*The exercise*
Begin at the line that contains "Reproduce this chart with Apache ECharts.", stop after the line that contains "594', 'APC', 'Cy5.5APC', 'Cy7APC']", and reproduce only that span, unaltered.

*Dataset content*
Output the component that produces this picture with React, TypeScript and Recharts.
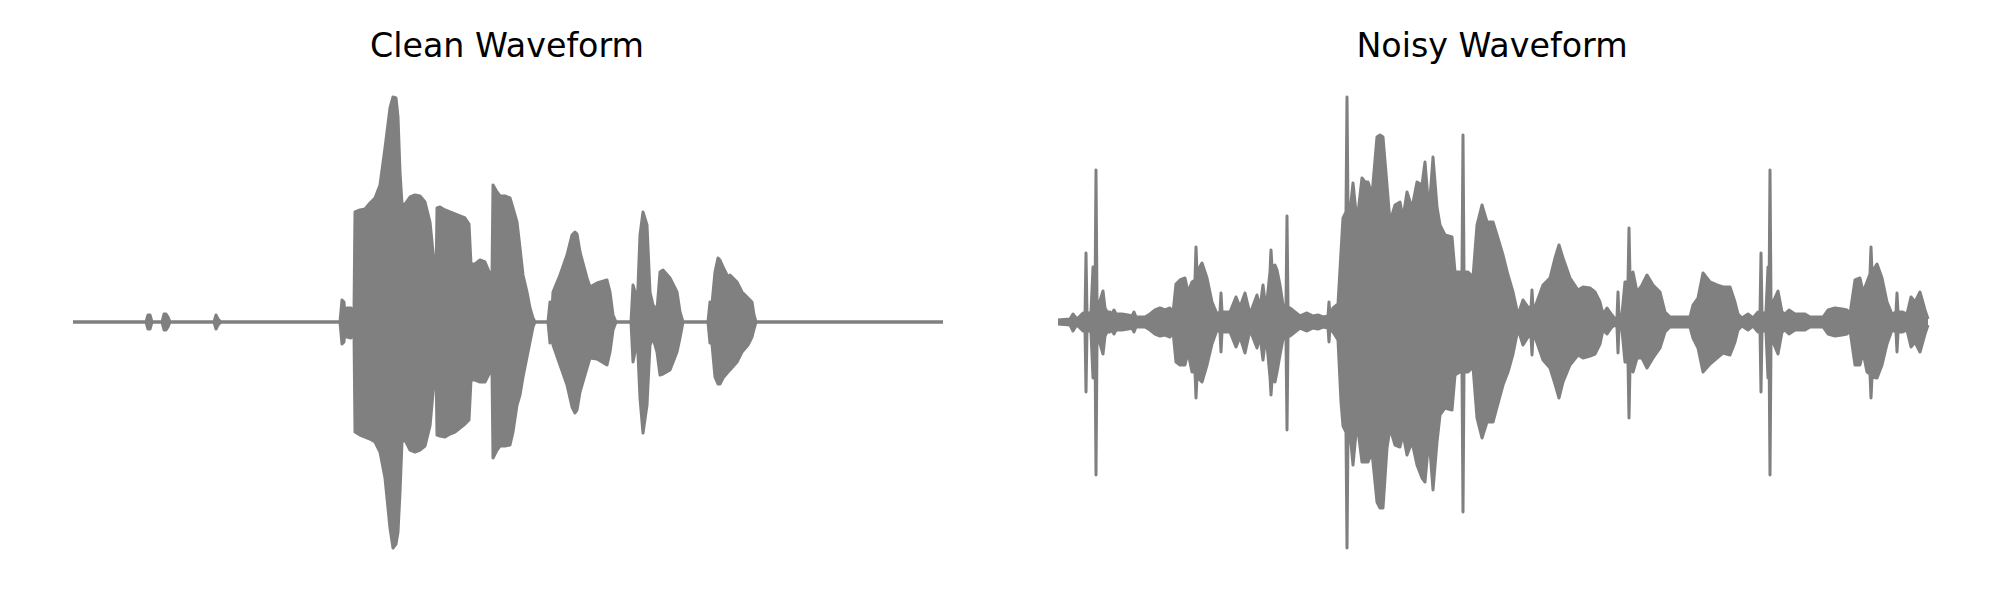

---

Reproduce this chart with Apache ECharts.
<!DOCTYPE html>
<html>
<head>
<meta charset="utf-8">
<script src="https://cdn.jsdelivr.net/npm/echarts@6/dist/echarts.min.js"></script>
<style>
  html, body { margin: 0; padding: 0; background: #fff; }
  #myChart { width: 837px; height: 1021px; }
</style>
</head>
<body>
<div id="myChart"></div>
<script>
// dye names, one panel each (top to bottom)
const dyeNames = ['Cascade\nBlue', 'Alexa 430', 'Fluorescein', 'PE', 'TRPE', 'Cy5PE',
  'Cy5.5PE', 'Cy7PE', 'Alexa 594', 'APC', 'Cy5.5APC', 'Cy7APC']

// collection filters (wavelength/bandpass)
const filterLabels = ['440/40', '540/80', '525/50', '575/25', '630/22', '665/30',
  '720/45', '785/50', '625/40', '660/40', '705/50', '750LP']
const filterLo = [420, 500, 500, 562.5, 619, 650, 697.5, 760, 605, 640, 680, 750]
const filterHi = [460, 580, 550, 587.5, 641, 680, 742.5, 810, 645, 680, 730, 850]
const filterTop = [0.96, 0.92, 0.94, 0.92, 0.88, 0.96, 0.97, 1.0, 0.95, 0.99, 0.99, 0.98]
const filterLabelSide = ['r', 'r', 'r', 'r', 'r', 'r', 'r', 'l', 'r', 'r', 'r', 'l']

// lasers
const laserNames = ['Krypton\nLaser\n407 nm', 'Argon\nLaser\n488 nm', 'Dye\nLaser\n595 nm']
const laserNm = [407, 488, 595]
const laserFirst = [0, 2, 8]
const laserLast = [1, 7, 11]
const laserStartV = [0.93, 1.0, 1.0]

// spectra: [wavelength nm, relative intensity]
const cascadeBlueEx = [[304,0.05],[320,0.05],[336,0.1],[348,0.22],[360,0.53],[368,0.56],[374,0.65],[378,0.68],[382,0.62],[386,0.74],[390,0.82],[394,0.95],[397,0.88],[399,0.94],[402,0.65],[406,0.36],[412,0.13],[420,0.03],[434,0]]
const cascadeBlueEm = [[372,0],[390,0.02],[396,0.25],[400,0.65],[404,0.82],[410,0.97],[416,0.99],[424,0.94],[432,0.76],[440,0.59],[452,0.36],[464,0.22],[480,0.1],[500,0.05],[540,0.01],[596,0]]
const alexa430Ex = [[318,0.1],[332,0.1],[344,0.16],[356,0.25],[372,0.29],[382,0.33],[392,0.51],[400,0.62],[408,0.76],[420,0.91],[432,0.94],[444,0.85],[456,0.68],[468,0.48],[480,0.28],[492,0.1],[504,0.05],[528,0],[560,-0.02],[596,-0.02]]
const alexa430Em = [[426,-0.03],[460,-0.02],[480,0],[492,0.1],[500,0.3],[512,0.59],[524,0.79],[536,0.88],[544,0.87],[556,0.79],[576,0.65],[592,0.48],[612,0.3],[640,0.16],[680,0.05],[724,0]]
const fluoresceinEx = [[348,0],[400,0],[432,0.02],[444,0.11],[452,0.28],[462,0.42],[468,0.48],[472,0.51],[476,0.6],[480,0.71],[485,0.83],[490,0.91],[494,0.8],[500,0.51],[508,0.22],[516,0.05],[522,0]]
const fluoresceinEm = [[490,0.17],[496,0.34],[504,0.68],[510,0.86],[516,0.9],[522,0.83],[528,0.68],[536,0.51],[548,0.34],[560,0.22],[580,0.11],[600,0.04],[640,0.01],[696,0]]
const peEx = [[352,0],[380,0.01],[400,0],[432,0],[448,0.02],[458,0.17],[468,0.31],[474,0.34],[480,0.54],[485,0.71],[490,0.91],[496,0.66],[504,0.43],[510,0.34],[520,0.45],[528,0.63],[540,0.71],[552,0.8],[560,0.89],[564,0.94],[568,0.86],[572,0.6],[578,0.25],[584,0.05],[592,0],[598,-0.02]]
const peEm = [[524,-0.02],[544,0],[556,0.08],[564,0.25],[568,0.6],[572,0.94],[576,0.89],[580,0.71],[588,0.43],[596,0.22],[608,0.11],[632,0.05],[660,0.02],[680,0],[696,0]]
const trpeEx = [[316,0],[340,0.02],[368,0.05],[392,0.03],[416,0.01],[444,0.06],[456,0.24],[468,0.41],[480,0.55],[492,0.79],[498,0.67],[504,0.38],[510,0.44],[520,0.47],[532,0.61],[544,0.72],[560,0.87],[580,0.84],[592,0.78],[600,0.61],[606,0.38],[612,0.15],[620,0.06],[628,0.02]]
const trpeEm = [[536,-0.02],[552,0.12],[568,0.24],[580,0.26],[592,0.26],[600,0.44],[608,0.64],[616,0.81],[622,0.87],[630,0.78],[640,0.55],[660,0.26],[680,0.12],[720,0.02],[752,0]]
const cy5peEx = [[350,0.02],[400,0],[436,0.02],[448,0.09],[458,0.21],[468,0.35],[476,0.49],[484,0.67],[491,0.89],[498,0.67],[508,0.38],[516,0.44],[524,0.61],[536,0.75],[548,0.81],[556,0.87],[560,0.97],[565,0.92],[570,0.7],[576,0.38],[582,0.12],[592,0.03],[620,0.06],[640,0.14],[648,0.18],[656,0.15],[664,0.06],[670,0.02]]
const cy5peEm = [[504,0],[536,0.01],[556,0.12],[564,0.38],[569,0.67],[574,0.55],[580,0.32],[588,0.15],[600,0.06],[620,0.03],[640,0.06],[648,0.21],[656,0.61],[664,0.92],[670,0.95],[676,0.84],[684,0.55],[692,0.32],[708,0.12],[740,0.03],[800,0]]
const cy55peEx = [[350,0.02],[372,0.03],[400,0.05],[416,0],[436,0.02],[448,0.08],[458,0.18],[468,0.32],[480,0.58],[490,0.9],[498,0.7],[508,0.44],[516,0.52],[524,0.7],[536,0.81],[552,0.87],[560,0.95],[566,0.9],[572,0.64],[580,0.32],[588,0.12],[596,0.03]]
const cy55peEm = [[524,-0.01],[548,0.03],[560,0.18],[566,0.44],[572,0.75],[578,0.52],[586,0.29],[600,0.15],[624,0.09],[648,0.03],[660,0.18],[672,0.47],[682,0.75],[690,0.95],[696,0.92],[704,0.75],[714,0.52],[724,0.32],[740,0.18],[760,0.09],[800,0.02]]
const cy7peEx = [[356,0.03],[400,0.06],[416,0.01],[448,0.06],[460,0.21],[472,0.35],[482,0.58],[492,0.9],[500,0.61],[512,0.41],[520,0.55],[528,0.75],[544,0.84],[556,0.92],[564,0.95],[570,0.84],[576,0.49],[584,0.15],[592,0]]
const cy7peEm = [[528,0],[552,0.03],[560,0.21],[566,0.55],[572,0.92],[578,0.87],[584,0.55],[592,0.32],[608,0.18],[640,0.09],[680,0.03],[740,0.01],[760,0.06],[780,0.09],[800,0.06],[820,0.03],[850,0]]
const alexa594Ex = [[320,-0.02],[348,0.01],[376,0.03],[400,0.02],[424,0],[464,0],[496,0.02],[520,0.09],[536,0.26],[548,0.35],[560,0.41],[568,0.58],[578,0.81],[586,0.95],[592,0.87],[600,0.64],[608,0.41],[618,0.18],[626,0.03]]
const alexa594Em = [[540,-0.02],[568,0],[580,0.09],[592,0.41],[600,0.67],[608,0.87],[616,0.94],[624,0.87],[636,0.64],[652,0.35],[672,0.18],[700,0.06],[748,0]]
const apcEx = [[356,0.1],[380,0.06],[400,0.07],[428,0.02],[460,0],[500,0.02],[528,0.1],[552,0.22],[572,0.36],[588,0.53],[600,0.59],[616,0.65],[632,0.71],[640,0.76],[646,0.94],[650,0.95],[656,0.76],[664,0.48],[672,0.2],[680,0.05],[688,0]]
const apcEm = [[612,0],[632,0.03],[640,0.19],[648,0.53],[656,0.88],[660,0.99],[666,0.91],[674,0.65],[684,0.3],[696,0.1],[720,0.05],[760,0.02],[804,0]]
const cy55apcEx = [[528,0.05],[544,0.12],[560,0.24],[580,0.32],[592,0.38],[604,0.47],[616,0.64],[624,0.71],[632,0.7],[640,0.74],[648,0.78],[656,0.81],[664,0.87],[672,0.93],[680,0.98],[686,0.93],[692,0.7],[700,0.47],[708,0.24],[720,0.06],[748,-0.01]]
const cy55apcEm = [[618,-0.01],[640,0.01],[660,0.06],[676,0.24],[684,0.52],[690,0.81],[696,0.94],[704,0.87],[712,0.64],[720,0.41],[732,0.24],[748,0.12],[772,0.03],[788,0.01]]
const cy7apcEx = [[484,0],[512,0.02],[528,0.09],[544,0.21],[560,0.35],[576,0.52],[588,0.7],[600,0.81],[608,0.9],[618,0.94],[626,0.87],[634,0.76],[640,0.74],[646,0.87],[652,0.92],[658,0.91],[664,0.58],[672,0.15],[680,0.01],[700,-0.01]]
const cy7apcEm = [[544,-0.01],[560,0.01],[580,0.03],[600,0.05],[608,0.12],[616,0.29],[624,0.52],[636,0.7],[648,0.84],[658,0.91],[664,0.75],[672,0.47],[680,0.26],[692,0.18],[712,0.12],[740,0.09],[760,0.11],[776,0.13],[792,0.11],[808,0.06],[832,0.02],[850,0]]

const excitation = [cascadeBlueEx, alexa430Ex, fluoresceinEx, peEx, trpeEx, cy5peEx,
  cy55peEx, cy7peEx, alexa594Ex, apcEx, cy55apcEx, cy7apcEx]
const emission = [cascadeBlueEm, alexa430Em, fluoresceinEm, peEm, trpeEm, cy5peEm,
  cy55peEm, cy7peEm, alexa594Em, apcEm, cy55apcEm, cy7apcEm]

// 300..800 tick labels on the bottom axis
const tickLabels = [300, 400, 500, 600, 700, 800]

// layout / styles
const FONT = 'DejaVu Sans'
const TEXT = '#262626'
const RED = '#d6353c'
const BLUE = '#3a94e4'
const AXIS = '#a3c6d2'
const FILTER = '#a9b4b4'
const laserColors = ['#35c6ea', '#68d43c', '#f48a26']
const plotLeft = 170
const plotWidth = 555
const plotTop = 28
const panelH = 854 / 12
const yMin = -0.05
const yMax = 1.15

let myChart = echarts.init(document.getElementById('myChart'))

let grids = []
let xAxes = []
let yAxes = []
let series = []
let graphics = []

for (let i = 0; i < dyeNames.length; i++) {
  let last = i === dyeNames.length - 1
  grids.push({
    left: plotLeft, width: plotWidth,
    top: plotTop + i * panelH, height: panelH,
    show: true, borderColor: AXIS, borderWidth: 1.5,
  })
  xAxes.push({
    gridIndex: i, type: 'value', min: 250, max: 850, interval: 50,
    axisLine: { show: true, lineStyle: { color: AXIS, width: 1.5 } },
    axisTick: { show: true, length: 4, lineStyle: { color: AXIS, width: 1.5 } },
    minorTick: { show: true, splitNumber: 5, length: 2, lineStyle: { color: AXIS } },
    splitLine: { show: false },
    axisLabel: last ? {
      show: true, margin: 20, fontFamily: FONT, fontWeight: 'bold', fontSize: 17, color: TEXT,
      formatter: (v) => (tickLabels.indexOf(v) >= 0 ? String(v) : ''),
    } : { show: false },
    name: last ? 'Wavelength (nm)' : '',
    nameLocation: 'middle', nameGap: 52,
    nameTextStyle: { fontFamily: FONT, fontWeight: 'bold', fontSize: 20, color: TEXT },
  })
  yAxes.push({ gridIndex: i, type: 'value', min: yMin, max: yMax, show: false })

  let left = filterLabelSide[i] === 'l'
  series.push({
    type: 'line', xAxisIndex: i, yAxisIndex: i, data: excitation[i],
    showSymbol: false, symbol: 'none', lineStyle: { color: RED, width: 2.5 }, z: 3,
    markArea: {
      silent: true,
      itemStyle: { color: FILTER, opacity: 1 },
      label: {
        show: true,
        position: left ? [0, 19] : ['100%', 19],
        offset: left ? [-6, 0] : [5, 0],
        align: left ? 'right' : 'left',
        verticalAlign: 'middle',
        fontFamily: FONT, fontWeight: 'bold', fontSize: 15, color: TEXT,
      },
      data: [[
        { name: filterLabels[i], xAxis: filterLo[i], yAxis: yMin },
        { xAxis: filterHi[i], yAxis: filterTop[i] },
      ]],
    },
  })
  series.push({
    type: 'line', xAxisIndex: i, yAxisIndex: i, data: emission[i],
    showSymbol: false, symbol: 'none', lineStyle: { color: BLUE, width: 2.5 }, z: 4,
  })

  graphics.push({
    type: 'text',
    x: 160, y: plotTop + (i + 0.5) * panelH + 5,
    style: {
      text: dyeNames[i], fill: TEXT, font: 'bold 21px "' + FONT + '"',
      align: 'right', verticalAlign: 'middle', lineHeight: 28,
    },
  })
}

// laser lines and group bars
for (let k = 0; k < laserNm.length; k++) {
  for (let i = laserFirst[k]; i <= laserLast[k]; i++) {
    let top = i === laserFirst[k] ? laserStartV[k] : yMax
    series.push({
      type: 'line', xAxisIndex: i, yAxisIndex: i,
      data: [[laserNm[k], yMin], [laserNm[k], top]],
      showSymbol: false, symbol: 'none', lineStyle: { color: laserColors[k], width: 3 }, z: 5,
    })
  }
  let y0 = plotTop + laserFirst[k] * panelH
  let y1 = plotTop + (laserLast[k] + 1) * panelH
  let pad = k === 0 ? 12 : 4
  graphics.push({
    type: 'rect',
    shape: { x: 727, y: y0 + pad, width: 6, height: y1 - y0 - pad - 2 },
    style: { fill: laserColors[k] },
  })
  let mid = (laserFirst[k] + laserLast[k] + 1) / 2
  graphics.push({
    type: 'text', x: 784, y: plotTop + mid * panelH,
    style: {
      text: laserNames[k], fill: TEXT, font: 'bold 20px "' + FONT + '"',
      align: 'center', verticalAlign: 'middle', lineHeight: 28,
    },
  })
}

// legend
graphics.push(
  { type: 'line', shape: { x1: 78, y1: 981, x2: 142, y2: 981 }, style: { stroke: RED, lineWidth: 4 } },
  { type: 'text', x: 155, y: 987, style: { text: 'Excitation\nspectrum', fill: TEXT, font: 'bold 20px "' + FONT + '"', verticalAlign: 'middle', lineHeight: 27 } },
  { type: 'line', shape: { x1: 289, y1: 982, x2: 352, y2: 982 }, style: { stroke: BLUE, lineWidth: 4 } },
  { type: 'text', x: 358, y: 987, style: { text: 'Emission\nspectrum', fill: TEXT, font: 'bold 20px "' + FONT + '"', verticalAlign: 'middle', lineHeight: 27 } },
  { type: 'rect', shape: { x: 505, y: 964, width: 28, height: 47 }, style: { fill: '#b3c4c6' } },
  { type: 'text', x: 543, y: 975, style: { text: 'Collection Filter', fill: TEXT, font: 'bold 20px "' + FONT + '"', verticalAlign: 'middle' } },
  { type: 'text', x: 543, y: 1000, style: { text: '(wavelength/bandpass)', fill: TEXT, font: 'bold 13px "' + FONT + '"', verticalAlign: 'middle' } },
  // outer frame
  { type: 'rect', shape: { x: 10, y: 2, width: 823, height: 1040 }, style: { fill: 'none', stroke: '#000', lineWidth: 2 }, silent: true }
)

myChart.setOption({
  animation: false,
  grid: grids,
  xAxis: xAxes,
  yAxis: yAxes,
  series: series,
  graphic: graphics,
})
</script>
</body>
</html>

*The result*
Reproduce this chart with Apache ECharts.
<!DOCTYPE html>
<html>
<head>
<meta charset="utf-8">
<script src="https://cdn.jsdelivr.net/npm/echarts@6/dist/echarts.min.js"></script>
<style>
  html, body { margin: 0; padding: 0; background: #fff; }
  #myChart { width: 837px; height: 1021px; }
</style>
</head>
<body>
<div id="myChart"></div>
<script>
// dye names, one panel each (top to bottom)
const dyeNames = ['Cascade\nBlue', 'Alexa 430', 'Fluorescein', 'PE', 'TRPE', 'Cy5PE',
  'Cy5.5PE', 'Cy7PE', 'Alexa 594', 'APC', 'Cy5.5APC', 'Cy7APC']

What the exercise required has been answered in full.